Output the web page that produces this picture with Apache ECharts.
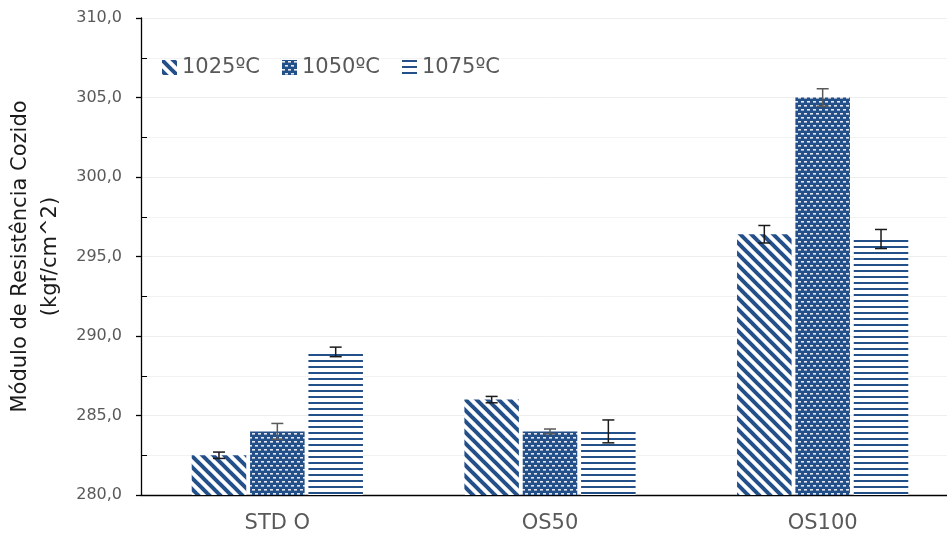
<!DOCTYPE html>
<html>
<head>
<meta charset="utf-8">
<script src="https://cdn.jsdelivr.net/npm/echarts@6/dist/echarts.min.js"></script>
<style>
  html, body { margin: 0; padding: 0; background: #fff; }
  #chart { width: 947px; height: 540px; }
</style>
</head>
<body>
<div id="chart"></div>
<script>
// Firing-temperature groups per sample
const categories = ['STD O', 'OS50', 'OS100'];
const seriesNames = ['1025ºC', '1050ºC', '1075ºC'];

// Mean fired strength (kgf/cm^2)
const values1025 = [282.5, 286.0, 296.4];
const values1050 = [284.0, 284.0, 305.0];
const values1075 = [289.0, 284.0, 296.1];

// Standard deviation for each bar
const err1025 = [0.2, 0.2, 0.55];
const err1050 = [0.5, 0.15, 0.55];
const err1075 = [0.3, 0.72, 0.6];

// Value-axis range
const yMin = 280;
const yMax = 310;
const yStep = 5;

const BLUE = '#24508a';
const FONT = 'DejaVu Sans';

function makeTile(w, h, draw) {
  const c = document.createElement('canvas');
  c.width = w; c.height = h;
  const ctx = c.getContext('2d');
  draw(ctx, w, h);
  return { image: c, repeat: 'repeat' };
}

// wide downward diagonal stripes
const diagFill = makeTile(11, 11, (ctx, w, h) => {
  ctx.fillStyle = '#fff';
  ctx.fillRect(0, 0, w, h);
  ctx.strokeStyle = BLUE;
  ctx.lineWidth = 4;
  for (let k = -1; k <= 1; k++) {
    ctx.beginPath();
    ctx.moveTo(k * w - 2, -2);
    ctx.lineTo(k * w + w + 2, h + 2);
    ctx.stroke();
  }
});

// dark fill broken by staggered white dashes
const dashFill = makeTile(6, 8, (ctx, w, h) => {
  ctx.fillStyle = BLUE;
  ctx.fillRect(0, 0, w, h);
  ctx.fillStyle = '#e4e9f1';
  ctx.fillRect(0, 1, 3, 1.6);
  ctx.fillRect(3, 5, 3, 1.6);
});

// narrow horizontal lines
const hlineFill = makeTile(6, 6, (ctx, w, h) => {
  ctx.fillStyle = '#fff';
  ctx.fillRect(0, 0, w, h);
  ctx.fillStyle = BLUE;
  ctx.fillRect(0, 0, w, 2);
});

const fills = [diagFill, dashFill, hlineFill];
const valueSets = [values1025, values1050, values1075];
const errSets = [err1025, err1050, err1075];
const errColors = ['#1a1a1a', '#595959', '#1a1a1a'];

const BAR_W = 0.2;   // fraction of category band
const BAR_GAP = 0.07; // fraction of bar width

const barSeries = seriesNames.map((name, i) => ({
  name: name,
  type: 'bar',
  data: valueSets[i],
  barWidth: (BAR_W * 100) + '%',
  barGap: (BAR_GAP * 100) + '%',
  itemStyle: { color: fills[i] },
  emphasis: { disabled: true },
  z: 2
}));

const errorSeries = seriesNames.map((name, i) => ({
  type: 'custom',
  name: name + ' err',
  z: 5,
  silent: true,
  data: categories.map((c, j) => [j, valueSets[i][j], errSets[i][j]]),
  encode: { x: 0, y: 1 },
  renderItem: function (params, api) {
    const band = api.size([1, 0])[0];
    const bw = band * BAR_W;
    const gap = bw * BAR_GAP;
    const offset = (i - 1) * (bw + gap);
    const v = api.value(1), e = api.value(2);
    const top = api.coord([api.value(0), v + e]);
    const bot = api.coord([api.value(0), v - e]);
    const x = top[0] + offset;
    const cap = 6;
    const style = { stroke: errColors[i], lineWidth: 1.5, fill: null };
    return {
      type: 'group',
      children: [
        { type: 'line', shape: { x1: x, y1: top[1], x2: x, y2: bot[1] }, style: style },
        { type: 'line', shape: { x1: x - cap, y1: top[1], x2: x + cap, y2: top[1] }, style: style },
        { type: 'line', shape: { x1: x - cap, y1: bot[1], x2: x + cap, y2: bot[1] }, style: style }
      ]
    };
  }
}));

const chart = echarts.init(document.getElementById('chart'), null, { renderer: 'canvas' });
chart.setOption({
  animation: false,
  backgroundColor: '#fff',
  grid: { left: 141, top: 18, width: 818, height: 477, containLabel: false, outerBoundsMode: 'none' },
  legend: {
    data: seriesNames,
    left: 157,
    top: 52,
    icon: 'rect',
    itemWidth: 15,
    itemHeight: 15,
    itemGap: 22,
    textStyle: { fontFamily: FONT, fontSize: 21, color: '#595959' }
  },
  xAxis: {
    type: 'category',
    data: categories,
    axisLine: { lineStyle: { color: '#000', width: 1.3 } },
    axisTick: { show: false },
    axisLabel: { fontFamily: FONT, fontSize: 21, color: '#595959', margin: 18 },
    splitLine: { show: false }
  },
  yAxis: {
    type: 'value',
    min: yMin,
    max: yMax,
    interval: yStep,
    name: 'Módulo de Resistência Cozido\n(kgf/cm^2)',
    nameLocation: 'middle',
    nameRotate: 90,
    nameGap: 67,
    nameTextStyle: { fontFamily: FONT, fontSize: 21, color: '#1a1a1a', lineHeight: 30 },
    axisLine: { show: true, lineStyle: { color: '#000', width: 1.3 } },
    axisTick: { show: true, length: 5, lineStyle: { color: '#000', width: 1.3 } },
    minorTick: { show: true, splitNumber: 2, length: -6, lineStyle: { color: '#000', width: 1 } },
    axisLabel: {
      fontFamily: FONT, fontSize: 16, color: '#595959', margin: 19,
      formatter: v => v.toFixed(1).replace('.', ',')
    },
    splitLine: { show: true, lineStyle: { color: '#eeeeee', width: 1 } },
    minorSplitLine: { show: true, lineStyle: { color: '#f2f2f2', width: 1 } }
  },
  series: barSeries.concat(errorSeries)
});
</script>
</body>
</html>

******

▶ _Required task_
Give every line back word for word and leave the pictures out.

▶ _Exercise solution_
Output the web page that produces this picture with Apache ECharts.
<!DOCTYPE html>
<html>
<head>
<meta charset="utf-8">
<script src="https://cdn.jsdelivr.net/npm/echarts@6/dist/echarts.min.js"></script>
<style>
  html, body { margin: 0; padding: 0; background: #fff; }
  #chart { width: 947px; height: 540px; }
</style>
</head>
<body>
<div id="chart"></div>
<script>
// Firing-temperature groups per sample
const categories = ['STD O', 'OS50', 'OS100'];
const seriesNames = ['1025ºC', '1050ºC', '1075ºC'];

// Mean fired strength (kgf/cm^2)
const values1025 = [282.5, 286.0, 296.4];
const values1050 = [284.0, 284.0, 305.0];
const values1075 = [289.0, 284.0, 296.1];

// Standard deviation for each bar
const err1025 = [0.2, 0.2, 0.55];
const err1050 = [0.5, 0.15, 0.55];
const err1075 = [0.3, 0.72, 0.6];

// Value-axis range
const yMin = 280;
const yMax = 310;
const yStep = 5;

const BLUE = '#24508a';
const FONT = 'DejaVu Sans';

function makeTile(w, h, draw) {
  const c = document.createElement('canvas');
  c.width = w; c.height = h;
  const ctx = c.getContext('2d');
  draw(ctx, w, h);
  return { image: c, repeat: 'repeat' };
}

// wide downward diagonal stripes
const diagFill = makeTile(11, 11, (ctx, w, h) => {
  ctx.fillStyle = '#fff';
  ctx.fillRect(0, 0, w, h);
  ctx.strokeStyle = BLUE;
  ctx.lineWidth = 4;
  for (let k = -1; k <= 1; k++) {
    ctx.beginPath();
    ctx.moveTo(k * w - 2, -2);
    ctx.lineTo(k * w + w + 2, h + 2);
    ctx.stroke();
  }
});

// dark fill broken by staggered white dashes
const dashFill = makeTile(6, 8, (ctx, w, h) => {
  ctx.fillStyle = BLUE;
  ctx.fillRect(0, 0, w, h);
  ctx.fillStyle = '#e4e9f1';
  ctx.fillRect(0, 1, 3, 1.6);
  ctx.fillRect(3, 5, 3, 1.6);
});

// narrow horizontal lines
const hlineFill = makeTile(6, 6, (ctx, w, h) => {
  ctx.fillStyle = '#fff';
  ctx.fillRect(0, 0, w, h);
  ctx.fillStyle = BLUE;
  ctx.fillRect(0, 0, w, 2);
});

const fills = [diagFill, dashFill, hlineFill];
const valueSets = [values1025, values1050, values1075];
const errSets = [err1025, err1050, err1075];
const errColors = ['#1a1a1a', '#595959', '#1a1a1a'];

const BAR_W = 0.2;   // fraction of category band
const BAR_GAP = 0.07; // fraction of bar width

const barSeries = seriesNames.map((name, i) => ({
  name: name,
  type: 'bar',
  data: valueSets[i],
  barWidth: (BAR_W * 100) + '%',
  barGap: (BAR_GAP * 100) + '%',
  itemStyle: { color: fills[i] },
  emphasis: { disabled: true },
  z: 2
}));

const errorSeries = seriesNames.map((name, i) => ({
  type: 'custom',
  name: name + ' err',
  z: 5,
  silent: true,
  data: categories.map((c, j) => [j, valueSets[i][j], errSets[i][j]]),
  encode: { x: 0, y: 1 },
  renderItem: function (params, api) {
    const band = api.size([1, 0])[0];
    const bw = band * BAR_W;
    const gap = bw * BAR_GAP;
    const offset = (i - 1) * (bw + gap);
    const v = api.value(1), e = api.value(2);
    const top = api.coord([api.value(0), v + e]);
    const bot = api.coord([api.value(0), v - e]);
    const x = top[0] + offset;
    const cap = 6;
    const style = { stroke: errColors[i], lineWidth: 1.5, fill: null };
    return {
      type: 'group',
      children: [
        { type: 'line', shape: { x1: x, y1: top[1], x2: x, y2: bot[1] }, style: style },
        { type: 'line', shape: { x1: x - cap, y1: top[1], x2: x + cap, y2: top[1] }, style: style },
        { type: 'line', shape: { x1: x - cap, y1: bot[1], x2: x + cap, y2: bot[1] }, style: style }
      ]
    };
  }
}));

const chart = echarts.init(document.getElementById('chart'), null, { renderer: 'canvas' });
chart.setOption({
  animation: false,
  backgroundColor: '#fff',
  grid: { left: 141, top: 18, width: 818, height: 477, containLabel: false, outerBoundsMode: 'none' },
  legend: {
    data: seriesNames,
    left: 157,
    top: 52,
    icon: 'rect',
    itemWidth: 15,
    itemHeight: 15,
    itemGap: 22,
    textStyle: { fontFamily: FONT, fontSize: 21, color: '#595959' }
  },
  xAxis: {
    type: 'category',
    data: categories,
    axisLine: { lineStyle: { color: '#000', width: 1.3 } },
    axisTick: { show: false },
    axisLabel: { fontFamily: FONT, fontSize: 21, color: '#595959', margin: 18 },
    splitLine: { show: false }
  },
  yAxis: {
    type: 'value',
    min: yMin,
    max: yMax,
    interval: yStep,
    name: 'Módulo de Resistência Cozido\n(kgf/cm^2)',
    nameLocation: 'middle',
    nameRotate: 90,
    nameGap: 67,
    nameTextStyle: { fontFamily: FONT, fontSize: 21, color: '#1a1a1a', lineHeight: 30 },
    axisLine: { show: true, lineStyle: { color: '#000', width: 1.3 } },
    axisTick: { show: true, length: 5, lineStyle: { color: '#000', width: 1.3 } },
    minorTick: { show: true, splitNumber: 2, length: -6, lineStyle: { color: '#000', width: 1 } },
    axisLabel: {
      fontFamily: FONT, fontSize: 16, color: '#595959', margin: 19,
      formatter: v => v.toFixed(1).replace('.', ',')
    },
    splitLine: { show: true, lineStyle: { color: '#eeeeee', width: 1 } },
    minorSplitLine: { show: true, lineStyle: { color: '#f2f2f2', width: 1 } }
  },
  series: barSeries.concat(errorSeries)
});
</script>
</body>
</html>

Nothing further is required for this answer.